Information supplied:

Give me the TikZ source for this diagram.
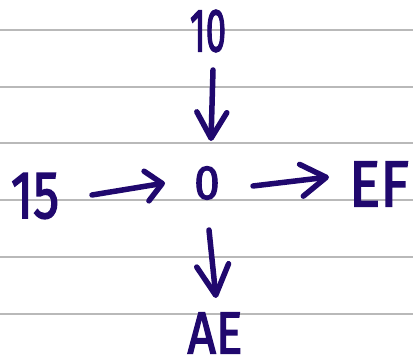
\documentclass[tikz,border=0pt]{standalone}
\usepackage{fontspec}
\setmainfont{Fira Sans}[Numbers=Proportional]
\newfontfamily\hwfont{Fira Sans}[Numbers=Proportional,FakeBold=2.5]
\usepackage{graphicx}
\usetikzlibrary{arrows.meta}
\definecolor{ink}{RGB}{32,8,110}
\definecolor{rule}{RGB}{185,185,185}
\tikzset{
  lbl/.style={inner sep=0pt, outer sep=0pt, text=ink, anchor=center},
  arr/.style={draw=ink, line width=5.5pt, line cap=round, line join=round},
  ruleline/.style={draw=rule, line width=1.4pt},
}
\newcommand{\hw}[3]{\scalebox{#1}[1]{\hwfont\fontsize{#2}{#2}\selectfont #3}}
\begin{document}
\begin{tikzpicture}[x=1pt,y=-1pt]
\useasboundingbox[fill=white] (0,0) rectangle (413,363);
% ruled lines
\foreach \yy in {30,87,143,200,257,314}
  \draw[ruleline] (0,\yy) -- (413,\yy);
% labels
\node[lbl] (t10) at (208,31) {\hw{0.6}{61}{10}};
\node[lbl] (zero) at (207,183) {\hw{0.95}{48}{0}};
\node[lbl] (n15) at (35,196) {\hw{0.77}{67}{15}};
\node[lbl] (ef) at (379,184) {\hw{0.9}{65}{EF}};
\node[lbl] (ae) at (215,333) {\hw{0.84}{59}{AE}};
% connectors
\draw[arr, -{Straight Barb[length=26pt,width=30pt,round]}]
  ([shift={(5,39)}]t10.center) -- ([shift={(4,-42)}]zero.center);
\draw[arr, -{Straight Barb[length=16pt,width=30pt,round]}]
  ([shift={(57,-1)}]n15.center) -- ([shift={(-42,0)}]zero.center);
\draw[arr, -{Straight Barb[length=25pt,width=32pt,round]}]
  ([shift={(46,3)}]zero.center) -- ([shift={(-50,-7)}]ef.center);
\draw[arr, -{Straight Barb[length=30pt,width=32pt,round]}]
  ([shift={(2,47)}]zero.center) -- ([shift={(1,-35)}]ae.center);
\end{tikzpicture}
\end{document}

Work to be completed:
Write the full listing out again with every line unchanged, but include no pictures.

Answer to this problem:
Give me the TikZ source for this diagram.
\documentclass[tikz,border=0pt]{standalone}
\usepackage{fontspec}
\setmainfont{Fira Sans}[Numbers=Proportional]
\newfontfamily\hwfont{Fira Sans}[Numbers=Proportional,FakeBold=2.5]
\usepackage{graphicx}
\usetikzlibrary{arrows.meta}
\definecolor{ink}{RGB}{32,8,110}
\definecolor{rule}{RGB}{185,185,185}
\tikzset{
  lbl/.style={inner sep=0pt, outer sep=0pt, text=ink, anchor=center},
  arr/.style={draw=ink, line width=5.5pt, line cap=round, line join=round},
  ruleline/.style={draw=rule, line width=1.4pt},
}
\newcommand{\hw}[3]{\scalebox{#1}[1]{\hwfont\fontsize{#2}{#2}\selectfont #3}}
\begin{document}
\begin{tikzpicture}[x=1pt,y=-1pt]
\useasboundingbox[fill=white] (0,0) rectangle (413,363);
% ruled lines
\foreach \yy in {30,87,143,200,257,314}
  \draw[ruleline] (0,\yy) -- (413,\yy);
% labels
\node[lbl] (t10) at (208,31) {\hw{0.6}{61}{10}};
\node[lbl] (zero) at (207,183) {\hw{0.95}{48}{0}};
\node[lbl] (n15) at (35,196) {\hw{0.77}{67}{15}};
\node[lbl] (ef) at (379,184) {\hw{0.9}{65}{EF}};
\node[lbl] (ae) at (215,333) {\hw{0.84}{59}{AE}};
% connectors
\draw[arr, -{Straight Barb[length=26pt,width=30pt,round]}]
  ([shift={(5,39)}]t10.center) -- ([shift={(4,-42)}]zero.center);
\draw[arr, -{Straight Barb[length=16pt,width=30pt,round]}]
  ([shift={(57,-1)}]n15.center) -- ([shift={(-42,0)}]zero.center);
\draw[arr, -{Straight Barb[length=25pt,width=32pt,round]}]
  ([shift={(46,3)}]zero.center) -- ([shift={(-50,-7)}]ef.center);
\draw[arr, -{Straight Barb[length=30pt,width=32pt,round]}]
  ([shift={(2,47)}]zero.center) -- ([shift={(1,-35)}]ae.center);
\end{tikzpicture}
\end{document}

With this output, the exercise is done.